- _The input_
════════════════════
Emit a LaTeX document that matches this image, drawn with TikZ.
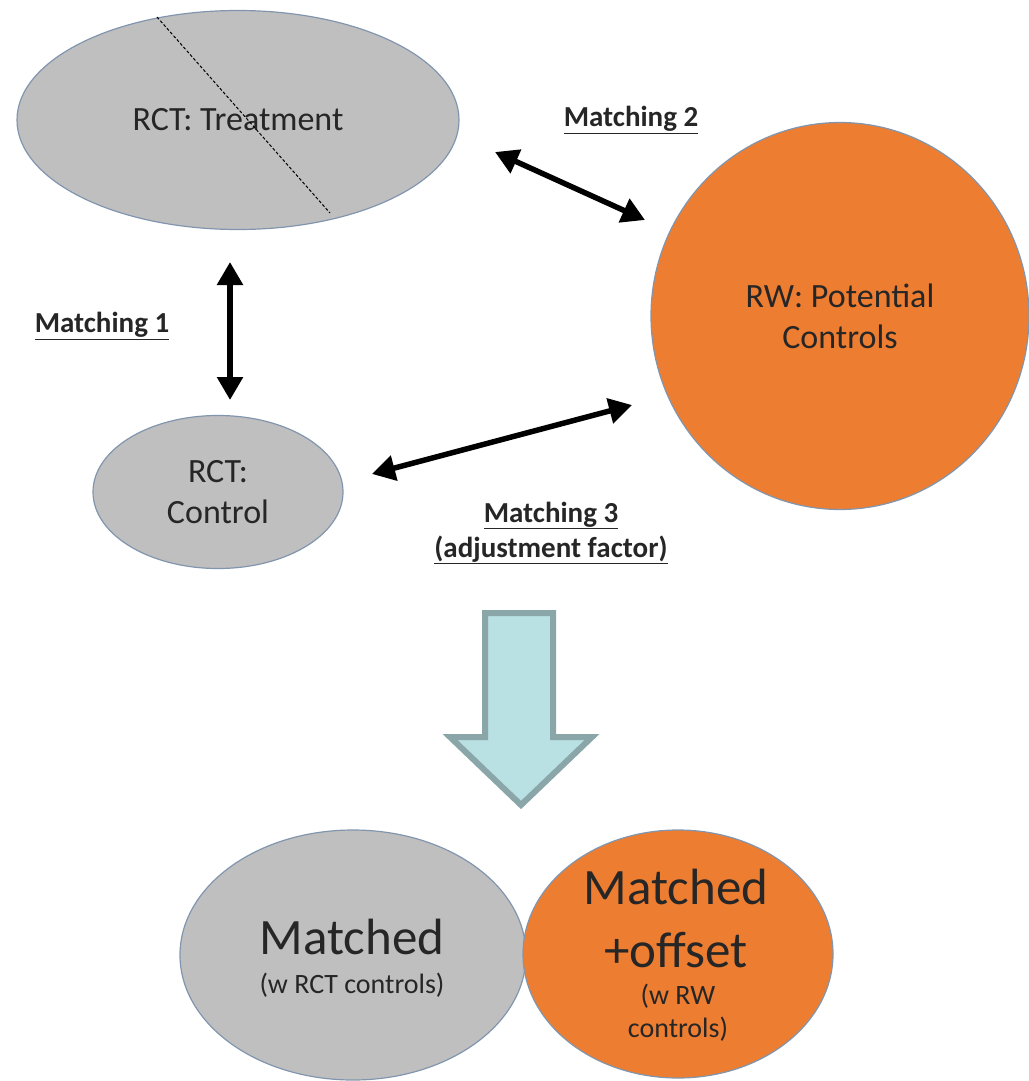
\documentclass[tikz,border=0pt]{standalone}
\usepackage{fontspec}
\setmainfont{Carlito}
\usepackage{xcolor}
\usetikzlibrary{positioning,shapes,arrows.meta}
\definecolor{rctgray}{HTML}{BFBFBF}
\definecolor{rworange}{HTML}{ED7D31}
\definecolor{edgeblue}{HTML}{8196AE}
\definecolor{bigfill}{HTML}{B9E0E3}
\definecolor{bigedge}{HTML}{8AA6A9}
\definecolor{ink}{HTML}{262626}

\begin{document}
\begin{tikzpicture}[x=1pt,y=-1pt,
                    dbl/.style={{Triangle[length=23pt,width=25pt]}-{Triangle[length=23pt,width=25pt]},line width=5.5pt,black},
                    mlabel/.style={font=\fontsize{29}{35}\selectfont\bfseries,text=ink,align=center},
                    every node/.style={text=ink}]
  \tikzstyle{pool}=[ellipse,draw=edgeblue,line width=1.2pt,inner sep=0pt,align=center,
                    font=\fontsize{34}{41}\selectfont]
  \useasboundingbox (0,0) rectangle (1028,1081);

  % populations
  \node[pool,fill=rctgray,minimum width=442pt,minimum height=219pt] (trt) at (238,120) {RCT: Treatment};
  \node[pool,fill=rworange,minimum width=378pt,minimum height=387pt] (rw)  at (840,316) {RW: Potential\\Controls};
  \node[pool,fill=rctgray,minimum width=250pt,minimum height=153pt] (ctl) at (218,492) {RCT:\\Control};
  \draw[densely dashed,line width=1pt] (157,17) -- (330,213);

  % matching arrows
  \coordinate (m1a) at (230,262);
  \coordinate (m1b) at (230,400);
  \coordinate (m2a) at (495,152);
  \coordinate (m2b) at (645,220);
  \coordinate (m3a) at (632,405);
  \coordinate (m3b) at (372,474);
  \draw[dbl] (m1a) -- (m1b);
  \draw[dbl] (m2a) -- (m2b);
  \draw[dbl] (m3a) -- (m3b);

  \node[mlabel] (lbl1) at (102,326) {\underline{Matching 1}};
  \node[mlabel] (lbl2) at (631,120) {\underline{Matching 2}};
  \node[mlabel] (lbl3) at (551,533) {\underline{Matching 3}\\\underline{(adjustment factor)}};

  % big arrow
  \draw[line width=6pt,draw=bigedge,fill=bigfill,line join=miter]
    (485,613) -- (553,613) -- (553,737) -- (592,737) -- (521,805)
    -- (450,737) -- (485,737) -- cycle;

  % results
  \node[pool,fill=rctgray,minimum width=346pt,minimum height=250pt] (mrct) at (353,955) {};
  \node[pool,fill=rworange,minimum width=310pt,minimum height=248pt] (mrw) at (678,954) {};
  \node[font=\fontsize{51}{60}\selectfont] (mrctt) at (352,937) {Matched};
  \node[font=\fontsize{28}{33}\selectfont] (mrcts) at (352,985) {(w RCT controls)};
  \node[font=\fontsize{51}{63}\selectfont,align=center] (mrwt) at (676,918) {Matched\\+offset};
  \node[font=\fontsize{28}{33}\selectfont,align=center] (mrws) at (678,1013) {(w RW\\controls)};
\end{tikzpicture}
\end{document}
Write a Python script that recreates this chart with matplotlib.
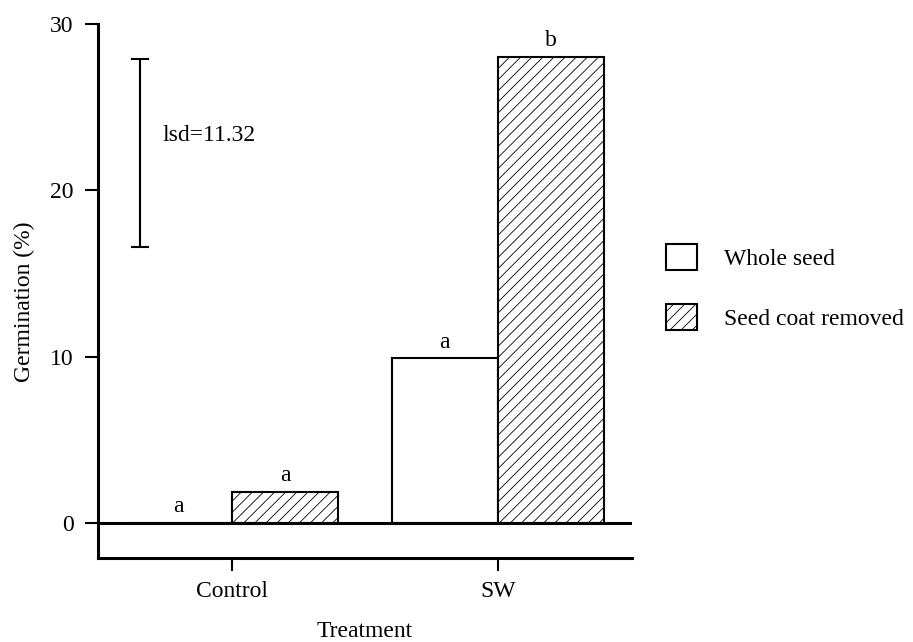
import numpy as np
import matplotlib.pyplot as plt
from matplotlib.patches import Patch

plt.rcParams['font.family'] = ['Liberation Serif', 'DejaVu Serif']
plt.rcParams['font.size'] = 17
plt.rcParams['hatch.linewidth'] = 0.6
plt.rcParams['hatch.color'] = '#333333'

treatments = ['Control', 'SW']
whole_seed = [0.0, 9.9]
coat_removed = [1.85, 28.0]
whole_letters = ['a', 'a']
removed_letters = ['a', 'b']
lsd = 11.32
lsd_center = 22.25

fig = plt.figure(figsize=(9.13, 6.42), dpi=100)
ax = fig.add_axes([98/913, 1 - 558/642, 534/913, 534/642])

x = np.arange(len(treatments))
w = 0.4
ax.bar(x - w/2, whole_seed, w, color='white', edgecolor='black', linewidth=1.5)
ax.bar(x + w/2, coat_removed, w, color='white', edgecolor='black', linewidth=1.5, hatch='///')
ax.axhline(0, color='black', linewidth=2.2)

for i in range(len(treatments)):
    ax.text(x[i] - w/2, whole_seed[i] + 0.65, whole_letters[i], ha='center', va='baseline')
    ax.text(x[i] + w/2, coat_removed[i] + 0.65, removed_letters[i], ha='center', va='baseline')

ax.errorbar([-0.346], [lsd_center], yerr=lsd/2, color='black', linewidth=1.5,
            capsize=6.3, capthick=1.5)
ax.text(-0.263, 23.27, 'lsd=%.2f' % lsd, ha='left', va='center')

ax.set_xlim(-0.504, 1.504)
ax.set_ylim(-2.1, 30)
ax.set_xticks(x)
ax.set_xticklabels(treatments)
ax.set_yticks([0, 10, 20, 30])

for s in ['top', 'right']:
    ax.spines[s].set_visible(False)
for s in ['left', 'bottom']:
    ax.spines[s].set_linewidth(2.2)
ax.tick_params(axis='both', width=1.5, length=9.5, direction='out')
ax.tick_params(axis='y', pad=8)
ax.tick_params(axis='x', pad=7)

ax.set_xlabel('Treatment')
ax.set_ylabel('Germination (%)')
ax.xaxis.set_label_coords(0.5, -0.118)
ax.yaxis.set_label_coords(-0.118, 0.48)

handles = [Patch(facecolor='white', edgecolor='black', linewidth=1.5, label='Whole seed'),
           Patch(facecolor='white', edgecolor='black', linewidth=1.5, hatch='///', label='Seed coat removed')]
fig.legend(handles=handles, loc='upper left', bbox_to_anchor=(666/913, 1 - 244/642),
           frameon=False, borderpad=0, borderaxespad=0, handlelength=1.3, handleheight=1.3,
           handletextpad=1.15, labelspacing=1.45)

fig.savefig('out.png', dpi=100)
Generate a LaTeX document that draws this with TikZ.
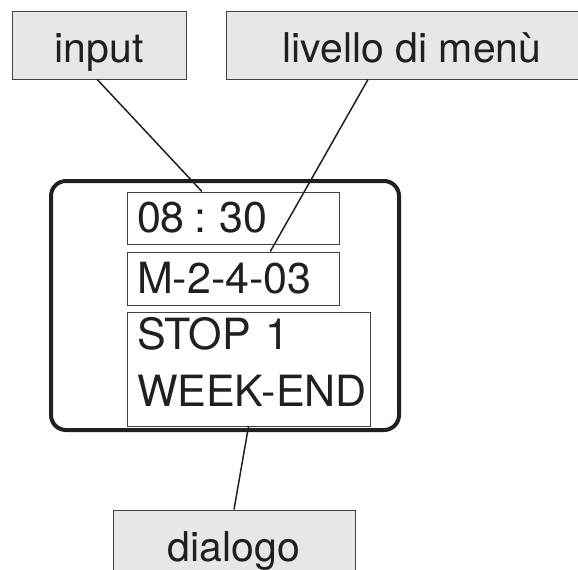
════════════════════
- _What is being asked_
Transcribe the entries from their first line to the line that holds "(0,0) rectangle (1028,1081);", both included, and skip every picture.

- _Response_
Emit a LaTeX document that matches this image, drawn with TikZ.
\documentclass[tikz,border=0pt]{standalone}
\usepackage{fontspec}
\setmainfont{Carlito}
\usepackage{xcolor}
\usetikzlibrary{positioning,shapes,arrows.meta}
\definecolor{rctgray}{HTML}{BFBFBF}
\definecolor{rworange}{HTML}{ED7D31}
\definecolor{edgeblue}{HTML}{8196AE}
\definecolor{bigfill}{HTML}{B9E0E3}
\definecolor{bigedge}{HTML}{8AA6A9}
\definecolor{ink}{HTML}{262626}

\begin{document}
\begin{tikzpicture}[x=1pt,y=-1pt,
                    dbl/.style={{Triangle[length=23pt,width=25pt]}-{Triangle[length=23pt,width=25pt]},line width=5.5pt,black},
                    mlabel/.style={font=\fontsize{29}{35}\selectfont\bfseries,text=ink,align=center},
                    every node/.style={text=ink}]
  \tikzstyle{pool}=[ellipse,draw=edgeblue,line width=1.2pt,inner sep=0pt,align=center,
                    font=\fontsize{34}{41}\selectfont]
  \useasboundingbox (0,0) rectangle (1028,1081);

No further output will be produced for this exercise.